American television writer and producer

Steve Bodow is an American television writer and producer. Most recently, he was an Executive producer and showrunner of Netflix's Patriot Act with Hasan Minhaj. From 2015 to early 2019, he was an Executive producer/co-showrunner of The Daily Show with Trevor Noah, following his 13 years at The Daily Show with Jon Stewart as an Executive producer, head writer and staff writer. In his time at TDS, Bodow won 14 Emmys and two Peabody Awards.

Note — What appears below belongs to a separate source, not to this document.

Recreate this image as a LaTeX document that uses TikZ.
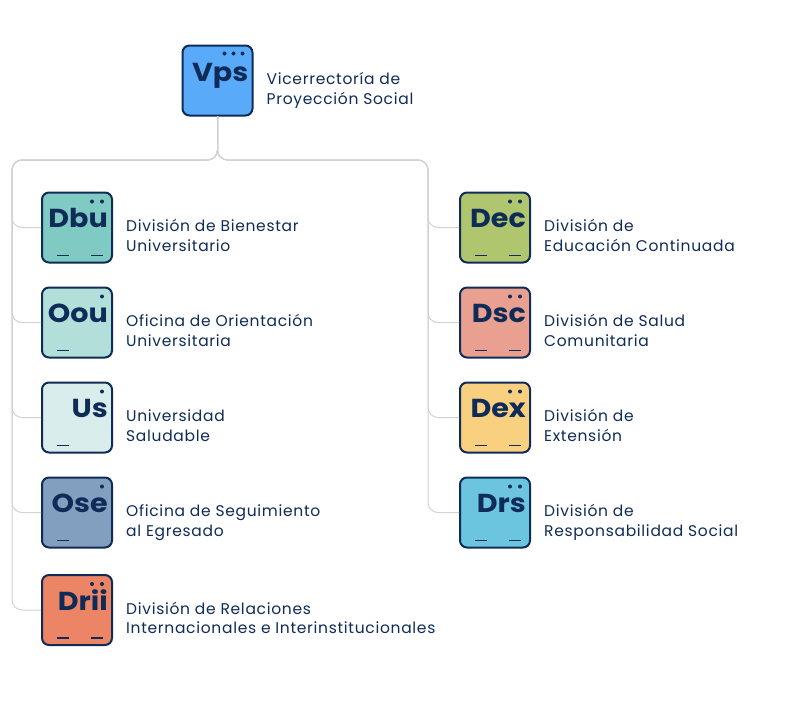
\documentclass[tikz,border=0pt]{standalone}
\usepackage{fontspec}
\setmainfont{Poppins}
\newfontfamily\namefont{Poppins}[LetterSpace=4.5]
\newfontfamily\symfont{Poppins}[FakeStretch=1.1]
\usepackage{xcolor}
\usetikzlibrary{positioning}
\definecolor{cNavy}{HTML}{0F2B57}
\definecolor{cLine}{HTML}{D2D2D2}
\definecolor{cVps}{HTML}{5AAAFA}
\definecolor{cDbu}{HTML}{7FCAC3}
\definecolor{cOou}{HTML}{B3DFDB}
\definecolor{cUs}{HTML}{D9EEEC}
\definecolor{cOse}{HTML}{829FBF}
\definecolor{cDrii}{HTML}{EC8466}
\definecolor{cDec}{HTML}{AFC66F}
\definecolor{cDsc}{HTML}{E9A090}
\definecolor{cDex}{HTML}{F9D07F}
\definecolor{cDrs}{HTML}{6CC5DF}
\tikzset{
  elem/.style={draw=cNavy, line width=2pt, rounded corners=7pt,
               minimum size=70pt, inner sep=0pt},
  sym/.style={anchor=base east, inner sep=0pt, text=cNavy,
              font=\symfont\fontsize{26}{26}\selectfont\bfseries},
  lbl/.style={anchor=west, inner sep=0pt, align=left, text=cNavy,
              font=\namefont\fontsize{15.5}{19.5}\selectfont},
  link/.style={draw=cLine, line width=1pt, rounded corners=10pt},
  shell/.style={draw=cNavy, line width=1.5pt}
}
\begin{document}
\begin{tikzpicture}[x=1pt, y=-1pt]
\useasboundingbox (0,0) rectangle (795,710);
% top
\node[elem, fill=cVps] (vps) at (217.5,80.5) {};
\node[sym] (vps-s) at ([xshift=-5pt,yshift=-1pt]vps.east) {Vps};
\node[lbl, right=13pt of vps, yshift=-10pt] (vps-t) {\strut Vicerrectoría de\\\strut Proyección Social};
% left column
\node[elem, fill=cDbu] (dbu) at (77,227.5) {};
\node[elem, fill=cOou] (oou) at (77,322.5) {};
\node[elem, fill=cUs] (us) at (77,417.5) {};
\node[elem, fill=cOse] (ose) at (77,512.5) {};
\node[elem, fill=cDrii] (drii) at (77,610) {};
% right column
\node[elem, fill=cDec] (dec) at (495,227.5) {};
\node[elem, fill=cDsc] (dsc) at (495,322.5) {};
\node[elem, fill=cDex] (dex) at (495,417.5) {};
\node[elem, fill=cDrs] (drs) at (495,512.5) {};
% symbols
\node[sym] (dbu-s) at ([xshift=-5pt]dbu.east) {Dbu};
\node[sym] (oou-s) at ([xshift=-5pt]oou.east) {Oou};
\node[sym] (us-s) at ([xshift=-5pt]us.east) {Us};
\node[sym] (ose-s) at ([xshift=-5pt]ose.east) {Ose};
\node[sym] (drii-s) at ([xshift=-5pt]drii.east) {Drii};
\node[sym] (dec-s) at ([xshift=-5pt]dec.east) {Dec};
\node[sym] (dsc-s) at ([xshift=-5pt]dsc.east) {Dsc};
\node[sym] (dex-s) at ([xshift=-5pt]dex.east) {Dex};
\node[sym] (drs-s) at ([xshift=-5pt]drs.east) {Drs};
% names
\node[lbl, right=13pt of dbu, yshift=-10pt] (dbu-t) {\strut División de Bienestar\\\strut Universitario};
\node[lbl, right=13pt of oou, yshift=-10pt] (oou-t) {\strut Oficina de Orientación\\\strut Universitaria};
\node[lbl, right=13pt of us, yshift=-10pt] (us-t) {\strut Universidad\\\strut Saludable};
\node[lbl, right=13pt of ose, yshift=-10pt] (ose-t) {\strut Oficina de Seguimiento\\\strut al Egresado};
\node[lbl, right=13pt of drii, yshift=-10pt] (drii-t) {\strut División de Relaciones\\\strut Internacionales e Interinstitucionales};
\node[lbl, right=13pt of dec, yshift=-10pt] (dec-t) {\strut División de\\\strut Educación Continuada};
\node[lbl, right=13pt of dsc, yshift=-10pt] (dsc-t) {\strut División de Salud\\\strut Comunitaria};
\node[lbl, right=13pt of dex, yshift=-10pt] (dex-t) {\strut División de\\\strut Extensión};
\node[lbl, right=13pt of drs, yshift=-10pt] (drs-t) {\strut División de\\\strut Responsabilidad Social};
% dots and dashes
\foreach \d in {-29pt,-20pt,-11pt}
  \fill[cNavy] ([shift={(\d,-9pt)}]vps.north east) circle[radius=2pt];
\foreach \n in {dbu,drii,dec,dsc,dex,drs}{
  \fill[cNavy] ([shift={(-21pt,-10pt)}]\n.north east) circle[radius=2pt];
  \fill[cNavy] ([shift={(-11pt,-10pt)}]\n.north east) circle[radius=2pt];
  \draw[shell] ([shift={(16pt,8pt)}]\n.south west) -- ++(12pt,0pt);
  \draw[shell] ([shift={(-22pt,8pt)}]\n.south east) -- ++(12pt,0pt);
}
\foreach \n in {oou,us,ose}{
  \fill[cNavy] ([shift={(-11pt,-10pt)}]\n.north east) circle[radius=2pt];
  \draw[shell] ([shift={(16pt,8pt)}]\n.south west) -- ++(12pt,0pt);
}
% connectors
\coordinate (lft) at (12,160);
\coordinate (rgt) at (428,160);
\foreach \n in {dbu,oou,us,ose,drii}
  \draw[link] (vps.south) |- (lft) |- (\n.west);
\foreach \n in {dec,dsc,dex,drs}
  \draw[link] (vps.south) |- (rgt) |- (\n.west);
\end{tikzpicture}
\end{document}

Bodow also co-edited and co-wrote the Daily Show's three best-selling books, America: The Book; Earth: The Book (2010); and The Donald J. Trump Presidential Twitter Library. The Trump Twitter Library also became a live installation event, touring the US and winning a Cannes Lions Grand Prix. He was additionally Consulting Producer for The Opposition with Jordan Klepper, after serving as EP on the hour-long Jordan Klepper Solves Guns special.

In 2021, Bodow created and coordinated "Climate Night," a one-night event where seven major American late-night shows devoted their airtime to climate issues, reaching a total audience of more than 20 million viewers.

Bodow is a founding member and a past artistic director of New York theater group Elevator Repair Service, best known for Gatz, its full-text adaptation of The Great Gatsby. The NYTimes called Gatz “the most remarkable achievement in theater not only of this year but also of this decade.” Gatz played sold-out runs at New York's Public Theater, London's Old Vic, and in more than 25 other cities globally.

Before joining The Daily Show in 2002, Bodow was a journalist for Wired, New York Magazine, Salon and the New York Times Magazine. He grew up in Rye, NY, graduating Rye High School, Yale University, and NYU's Interactive Telecommunications Program. While at Yale, Bodow co-founded the improv group Just Add Water.

In 2023, he found out that he'd won a Grammy in 2011.